Furthermore, Escobar can't block. He's basically the same type of player as Hanna, albeit a small upgrade, but the opportunity cost of selecting him in the second round was monumental. The Cowboys bypassed all kinds of other options who could have improved the team starting in 2013 without sacrificing upside.
Round 3: Terrance Williams, WR, Baylor
I like the Williams pick for a variety of reasons. I think he's a talented player with a unique skill set, and he dropped too far. When a big, physical wide receiver runs a sub-4.50 40-yard dash and posts more than 1,800 receiving yards in a major conference, he usually doesn't drop to the third round.
Having said that, there were players on the board who could have potentially made a bigger impact for Dallas this season. Arkansas-Pine Bluff offensive tackle Terron Armstead went just one pick later, for example, and there were still a number of talented running backs available. I'm not necessarily knocking the pick, because he was high on my board as well as the Cowboys' board, but Williams, like this entire class, probably won't put the Cowboys over the top in 2013.

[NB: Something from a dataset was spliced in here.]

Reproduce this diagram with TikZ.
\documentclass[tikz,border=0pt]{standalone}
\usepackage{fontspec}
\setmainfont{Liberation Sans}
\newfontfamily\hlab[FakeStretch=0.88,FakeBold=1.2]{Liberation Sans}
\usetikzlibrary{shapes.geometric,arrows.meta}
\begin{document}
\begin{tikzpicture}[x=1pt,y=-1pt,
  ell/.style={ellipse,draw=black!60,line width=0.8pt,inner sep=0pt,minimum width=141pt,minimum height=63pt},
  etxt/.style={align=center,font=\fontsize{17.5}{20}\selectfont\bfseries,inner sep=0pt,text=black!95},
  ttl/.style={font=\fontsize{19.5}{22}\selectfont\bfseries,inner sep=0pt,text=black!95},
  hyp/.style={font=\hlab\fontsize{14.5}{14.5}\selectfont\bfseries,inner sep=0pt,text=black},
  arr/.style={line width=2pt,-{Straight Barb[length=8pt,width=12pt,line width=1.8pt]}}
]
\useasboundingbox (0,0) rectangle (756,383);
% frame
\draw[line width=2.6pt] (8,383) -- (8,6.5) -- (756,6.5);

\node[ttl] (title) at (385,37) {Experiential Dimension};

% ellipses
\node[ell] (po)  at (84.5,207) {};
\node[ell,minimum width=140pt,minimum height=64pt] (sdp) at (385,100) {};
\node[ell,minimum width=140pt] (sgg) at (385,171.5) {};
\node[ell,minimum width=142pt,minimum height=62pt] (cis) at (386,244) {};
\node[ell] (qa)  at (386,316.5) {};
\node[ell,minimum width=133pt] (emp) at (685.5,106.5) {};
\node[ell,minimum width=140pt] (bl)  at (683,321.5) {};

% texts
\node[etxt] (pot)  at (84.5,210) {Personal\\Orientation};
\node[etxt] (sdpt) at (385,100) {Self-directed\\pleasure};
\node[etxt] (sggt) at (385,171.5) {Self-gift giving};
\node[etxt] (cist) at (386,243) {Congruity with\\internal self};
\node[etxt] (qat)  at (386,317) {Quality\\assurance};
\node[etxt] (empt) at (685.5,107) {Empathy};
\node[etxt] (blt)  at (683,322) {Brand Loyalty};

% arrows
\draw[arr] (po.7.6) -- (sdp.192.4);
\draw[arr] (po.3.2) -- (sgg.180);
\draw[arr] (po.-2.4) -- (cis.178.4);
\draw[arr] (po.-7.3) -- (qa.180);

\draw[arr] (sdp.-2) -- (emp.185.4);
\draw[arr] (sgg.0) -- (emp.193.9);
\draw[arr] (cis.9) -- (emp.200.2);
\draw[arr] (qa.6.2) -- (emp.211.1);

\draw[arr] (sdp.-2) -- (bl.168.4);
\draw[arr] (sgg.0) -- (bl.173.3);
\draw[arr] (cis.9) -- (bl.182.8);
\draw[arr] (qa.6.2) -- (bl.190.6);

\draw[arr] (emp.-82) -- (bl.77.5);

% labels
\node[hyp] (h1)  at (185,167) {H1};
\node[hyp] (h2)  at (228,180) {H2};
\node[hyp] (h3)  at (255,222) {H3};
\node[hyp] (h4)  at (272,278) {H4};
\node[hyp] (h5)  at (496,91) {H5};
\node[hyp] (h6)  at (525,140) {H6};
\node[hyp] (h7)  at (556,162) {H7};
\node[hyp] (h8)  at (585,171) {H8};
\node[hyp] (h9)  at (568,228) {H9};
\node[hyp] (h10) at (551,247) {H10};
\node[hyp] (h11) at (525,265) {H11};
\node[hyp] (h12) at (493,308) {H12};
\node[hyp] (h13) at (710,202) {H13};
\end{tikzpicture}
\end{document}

Is Best Player Available Really Worth It?
Look, you always want to take the best possible player for your team, but that doesn't mean he has to be the highest-rated on the board. It seems as though the Cowboys are using a true "highest-rated player" strategy, but I'm not sure it's paying off. I'd never advocate bypassing a player who is rated far higher than everyone else, but it's not necessarily a bad thing to bypass a top-rated player for one ranked just behind him at a major position of need.
The main reason for that is uncertainty; teams seem to fail to factor uncertainty into their rankings, acting as if their boards are flawless. The truth is that when a team drafts a player, that player was necessarily an outlier on their board, meaning the team probably had him ranked higher than most or all teams.
That means that teams end up thinking the players they draft are a lot better than they are. That isn't a knock on the teams; it's a necessary consequence of the draft process, but teams should still understand the phenomenon. After incorporating uncertainty into rankings, most teams likely wouldn't draft the highest-rated player quite as often.
For the Cowboys, the only uncertainty the organization didn't ignore is that which will surround the potential 2013 contributions of their draft class.